The third class of infringements arose when Amazon used the keyword 'Lush' in the search facility on the Amazon website.  For example, if a consumer searched for the word 'Lush' in the 'Beauty' department, the letters 'lu' triggered a drop down menu (based on Amazon's analysis of prior consumers' behaviour on the Amazon website) and various options were offered such as 'lush bath bombs' and 'lush cosmetics'.  When a consumer clicked on 'lush bath bombs' or 'lush cosmetics', the new page would offer similar products to those available from Lush without any overt reference to the fact that Lush products were not available.

The deputy judge held that Amazon's use of the LUSH mark as a search term in its own website, despite not selling any LUSH branded products, amounted to trade mark infringement.

Amazon argued that its search engine went to the root of its business model, and that the public should not be hindered from accessing technological development.

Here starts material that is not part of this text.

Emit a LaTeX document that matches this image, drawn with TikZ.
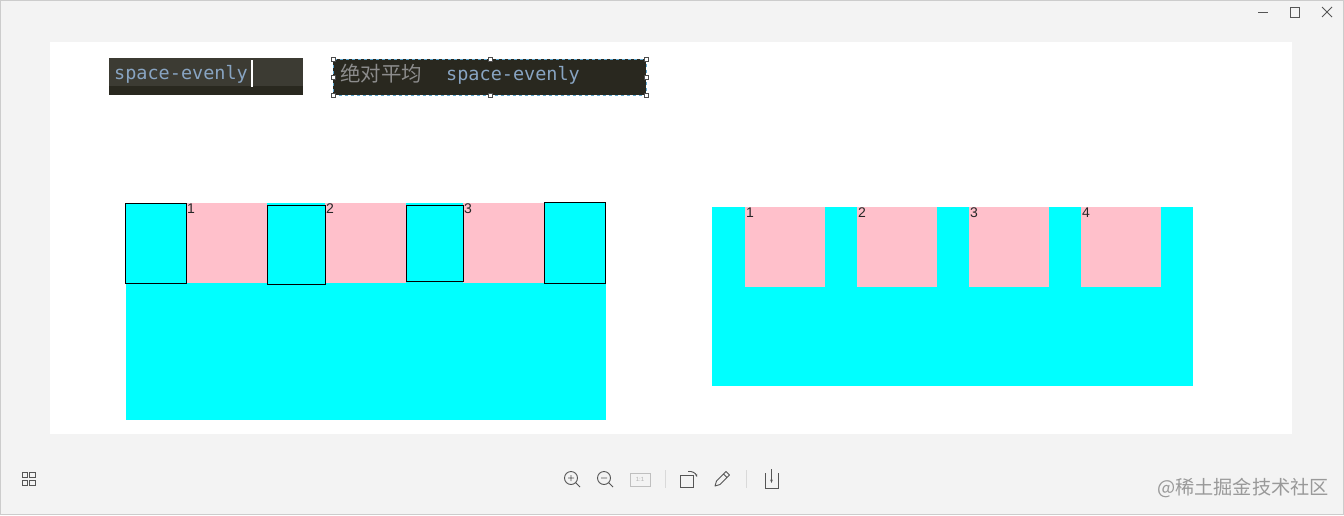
\documentclass[tikz,border=0pt]{standalone}
\usepackage{fontspec}
\setmainfont{Liberation Sans}
\newfontfamily\monofont{DejaVu Sans Mono}
\newfontfamily\cjkfont{Noto Sans CJK SC}
\usetikzlibrary{positioning}
\usetikzlibrary{arrows.meta}

\definecolor{winbg}{HTML}{F3F3F3}
\definecolor{editor}{HTML}{3C3B33}
\definecolor{editordark}{HTML}{29281F}
\definecolor{codeblue}{HTML}{88A4C2}
\definecolor{cjkgray}{HTML}{8C8C8C}
\definecolor{itempink}{HTML}{FFC0CB}
\definecolor{boxcyan}{HTML}{00FFFF}
\definecolor{selblue}{HTML}{5FA8D0}
\definecolor{icongray}{HTML}{555555}

\begin{document}
\begin{tikzpicture}[x=1pt, y=-1pt,
        box_style/.style={draw=black, line width=0.8pt, fill=boxcyan, inner sep=0pt, anchor=north west},
        item_style/.style={fill=itempink, inner sep=0pt, anchor=north west, minimum width=80pt, minimum height=80pt},
        wrap_style/.style={fill=boxcyan, inner sep=0pt, anchor=north west},
        num_style/.style={anchor=north west, inner sep=1pt, font=\fontsize{14}{14}\selectfont, text=black!85},
        code_style/.style={font=\monofont\fontsize{18.5}{20}\selectfont, text=codeblue, inner sep=0pt, anchor=base west},
        handle_style/.style={draw=black!70, fill=white, minimum size=4pt, inner sep=0pt, line width=0.4pt},
        icon_style/.style={draw=icongray, line width=1.1pt}]

        \useasboundingbox (0,0) rectangle (1344,515);
        \fill[winbg] (0,0) rectangle (1344,515);
        \draw[black!20] (0.5,0.5) rectangle (1343.5,514.5);
        \node[fill=white, inner sep=0pt, anchor=north west, minimum width=1242pt, minimum height=392pt] (canvas) at (50,42) {};

        % window buttons
        \draw[icongray, line width=0.8pt] (1258,12) -- (1268,12);
        \draw[icongray, line width=0.8pt] (1290,7.5) rectangle (1299.5,17);
        \draw[icongray, line width=0.8pt] (1322,7) -- (1332,17) (1332,7) -- (1322,17);

        % editor snippets
        \fill[editor] (109,58) rectangle (303,86);
        \fill[editordark] (109,86) rectangle (303,95);
        \node[code_style] (code1) at (114,79) {space-evenly};
        \draw[white, line width=1.5pt] (252,60) -- (252,87);

        \node[fill=editordark, inner sep=0pt, anchor=north west, minimum width=313pt, minimum height=36pt] (sel) at (333,59) {};
        \draw[selblue, dashed, line width=0.6pt] (sel.north west) rectangle (sel.south east);
        \foreach \a [count=\i] in {north west, north, north east, west, east, south west, south, south east}
            \node[handle_style] (h\i) at (sel.\a) {};
        \node[code_style, font=\cjkfont\fontsize{20.5}{21}\selectfont, text=cjkgray] (cn) at (340,81) {绝对平均};
        \node[code_style] (code2) at (446,80) {space-evenly};

        % left: space-evenly with pseudo boxes
        \node[wrap_style, minimum width=480pt, minimum height=217pt] (wrapL) at (126,203) {};
        \node[item_style, minimum width=81pt] (p1) at (186,203) {};
        \node[item_style, minimum width=81pt] (p2) at (325,203) {};
        \node[item_style, minimum width=81pt] (p3) at (463,203) {};
        \node[box_style, minimum width=61pt, minimum height=80pt] (c1) at (125,203) {};
        \node[box_style, minimum width=58pt, minimum height=79pt] (c2) at (267,205) {};
        \node[box_style, minimum width=57pt, minimum height=76pt] (c3) at (406,205) {};
        \node[box_style, minimum width=61pt, minimum height=81pt] (c4) at (544,202) {};
        \foreach \i in {1,2,3}
            \node[num_style] (n\i) at (p\i.north west) {\i};

        % right: space-evenly
        \node[wrap_style, minimum width=481pt, minimum height=179pt] (wrapR) at (712,207) {};
        \foreach \i in {1,...,4} {
            \node[item_style] (q\i) at (745+112*\i-112,207) {};
            \node[num_style] (m\i) at (q\i.north west) {\i};
        }

        % toolbar
        \draw[icongray, line width=0.9pt] (22,472) rectangle (27.5,477.5) (29.5,472) rectangle (35,477.5)
            (22,480) rectangle (27.5,485.5) (29.5,480) rectangle (35,485.5);
        \draw[icon_style, line width=0.9pt] (571,478) circle (6.5) (575.5,482.5) -- (580,487) (568,478) -- (574,478) (571,475) -- (571,481);
        \draw[icon_style, line width=0.9pt] (604,478) circle (6.5) (608.5,482.5) -- (613,487) (601,478) -- (607,478);
        \draw[black!25, line width=0.8pt] (630,473) rectangle (650,486);
        \node[inner sep=0pt, font=\fontsize{6}{6}\selectfont, text=black!30] (fit) at (640,479.5) {1:1};
        \draw[black!15, line width=0.8pt] (665,470) -- (665,488) (746,470) -- (746,488);
        \draw[icon_style, line width=0.9pt] (680,475) rectangle (693,487);
        \draw[icon_style, line width=0.9pt, -{Stealth[length=3pt]}] (688,471.5) to[bend left=40] (697,477);
        \draw[icon_style, line width=0.9pt, line join=round] (715,486) -- (716.5,481) -- (726,471.5) -- (729.5,475) -- (720,484.5) -- cycle (723.5,474) -- (727,477.5);
        \draw[icon_style, line width=0.9pt] (765,473) -- (765,488) -- (778,488) -- (778,473);
        \draw[icon_style, line width=0.9pt, -{Stealth[length=3.5pt]}] (771.5,469) -- (771.5,483);

        % watermark
        \node[anchor=west, inner sep=0pt, font=\cjkfont\fontsize{19.2}{20}\selectfont, text=black!40] (mark) at (1157,488) {@稀土掘金技术社区};
\end{tikzpicture}
\end{document}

However, the deputy judge was of the opinion that the right of the public to access technological development did not allow a trader such as Amazon to ride roughshod over intellectual property rights, and to treat trade marks such as LUSH as no more than a generic indication of a class of goods in which the consumer might have an interest.

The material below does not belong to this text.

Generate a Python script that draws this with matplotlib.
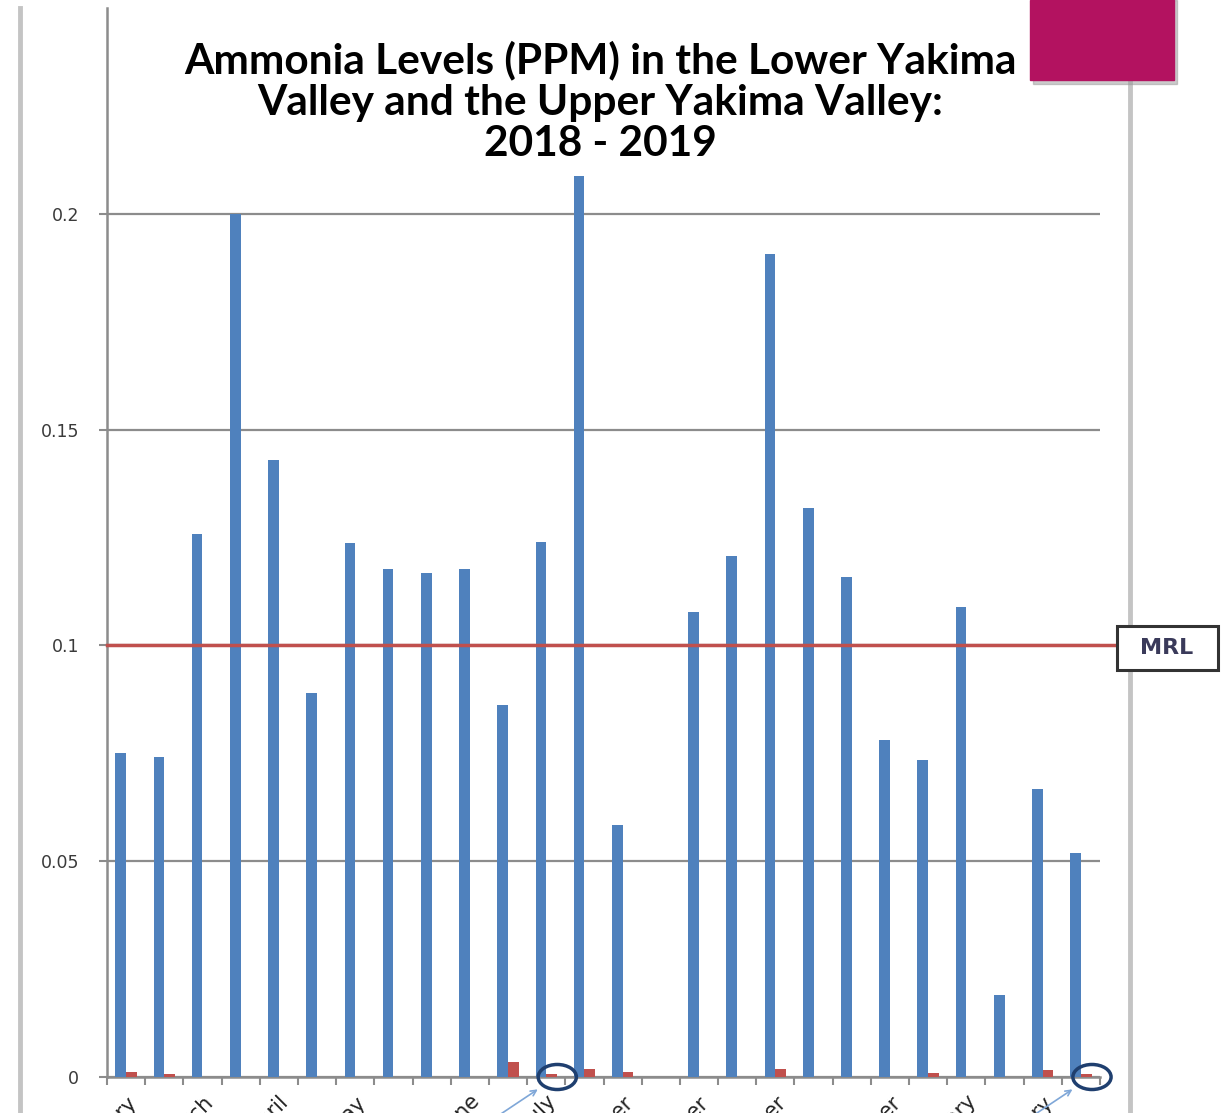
import matplotlib
matplotlib.use("Agg")
import matplotlib.pyplot as plt
from matplotlib.patches import Rectangle, Ellipse
import numpy as np

# sampling dates (only the first sample of each month is labelled)
dates = ["February", "", "March", "", "April", "", "May", "", "",
         "June", "", "July", "", "September", "", "October", "",
         "November", "", "", "December", "", "January", "", "February", ""]

# ammonia, ppm
lower_yakima = [0.075, 0.0742, 0.1258, 0.200, 0.143, 0.089, 0.1238, 0.1177,
                0.1168, 0.1177, 0.0862, 0.124, 0.2088, 0.0584, 0.0, 0.1078,
                0.1207, 0.1907, 0.1319, 0.1159, 0.0781, 0.0735, 0.1089,
                0.019, 0.0667, 0.0519]
upper_yakima = [0.0011, 0.0008, 0, 0, 0, 0, 0, 0, 0, 0, 0.0035, 0.0007,
                0.0018, 0.0012, 0, 0, 0, 0.0018, 0, 0, 0, 0.001, 0, 0,
                0.0016, 0.0007]
mrl = 0.1
circled = [11, 25]

blue = "#4F81BD"
red = "#C0504D"

fig = plt.figure(figsize=(12.25, 11.13), dpi=100)

# slide decoration (behind everything else)
fig.add_artist(plt.Line2D([20/1225, 20/1225], [0, 1 - 8/1113],
                          transform=fig.transFigure, color="#c4c4c4", lw=3.5,
                          zorder=0))
fig.add_artist(plt.Line2D([1130/1225, 1130/1225], [0, 1 - 80/1113],
                          transform=fig.transFigure, color="#c4c4c4", lw=3.5,
                          zorder=0))

ax = fig.add_axes([107/1225, 36/1113, (1100-107)/1225, (1077-8)/1113])
ax.patch.set_alpha(0)

x = np.arange(len(dates))
w = 0.28
ax.bar(x - w/2, lower_yakima, width=w, color=blue, zorder=3)
ax.bar(x + w/2, upper_yakima, width=w, color=red, zorder=3)

ax.set_xlim(-0.5, len(dates) - 0.5)
ax.set_ylim(0, 0.2477)
ax.set_yticks([0, 0.05, 0.1, 0.15, 0.2])
ax.set_yticklabels(["0", "0.05", "0.1", "0.15", "0.2"])
ax.yaxis.grid(True, color="#8c8c8c", lw=1.6, zorder=0)
ax.tick_params(axis="y", length=6, width=1.5, color="#8c8c8c",
               labelsize=12.5, labelcolor="#3a3a3a", pad=14)

ax.set_xticks(np.arange(len(dates) + 1) - 0.5, minor=True)
ax.set_xticks(x)
ax.set_xticklabels(dates, rotation=45, ha="right", rotation_mode="anchor",
                   fontsize=15, color="#222222")
ax.tick_params(axis="x", which="major", length=0, pad=11)
ax.tick_params(axis="x", which="minor", length=6, width=1.5, color="#8c8c8c")

for s in ["top", "right"]:
    ax.spines[s].set_visible(False)
for s in ["left", "bottom"]:
    ax.spines[s].set_color("#8c8c8c")
    ax.spines[s].set_linewidth(1.8)

# maximum residue limit line
ax.plot([-0.5, len(dates) - 0.5 + 0.45], [mrl, mrl], color=red, lw=2.5,
        zorder=4, clip_on=False)
fig.add_artist(Rectangle((1117/1225, 1 - 670/1113), 101/1225, 44/1113,
                         transform=fig.transFigure, fc="white", ec="#333333",
                         lw=2.2, zorder=5))
fig.text(1167/1225, 1 - 648/1113, "MRL", ha="center", va="center",
         fontsize=16, fontweight="bold", color="#3a3a5a", zorder=6)

# circles and arrows on the Upper Yakima values
for i in circled:
    cx = i + w/2 + 0.15
    ax.add_patch(Ellipse((cx, 0.0), 1.0, 0.0058, fill=False, ec="#1F3F6F",
                         lw=2.5, zorder=5, clip_on=False))
    ax.annotate("", xy=(cx - 0.45, -0.0025), xytext=(-45, -30),
                textcoords="offset points", annotation_clip=False,
                arrowprops=dict(arrowstyle="->", color="#7FA7D8", lw=1.2))

fig.text(600/1225, 1 - 102/1113, "Ammonia Levels (PPM) in the Lower Yakima\n"
         "Valley and the Upper Yakima Valley:\n2018 - 2019",
         ha="center", va="center", fontsize=30.5, fontweight="bold",
         family="Lato", linespacing=1.1)

fig.add_artist(Rectangle((1033/1225, 1 - 84/1113), 144/1225, 84/1113,
                         transform=fig.transFigure, color="#999999", alpha=0.5,
                         zorder=5))
fig.add_artist(Rectangle((1030/1225, 1 - 80/1113), 144/1225, 80/1113,
                         transform=fig.transFigure, color="#B31260", zorder=6))

fig.savefig("out.png", dpi=100)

This decision is a significant development in the law of trade marks as they relate to the Internet.  The court has made it clear that use of a third party trade mark in the search engine of a website which does not offer the goods associated with that trade mark in the above circumstances will constitute infringement.

The content of this article is intended to provide a general guide to the subject matter. Specialist advice should be sought about your specific circumstances.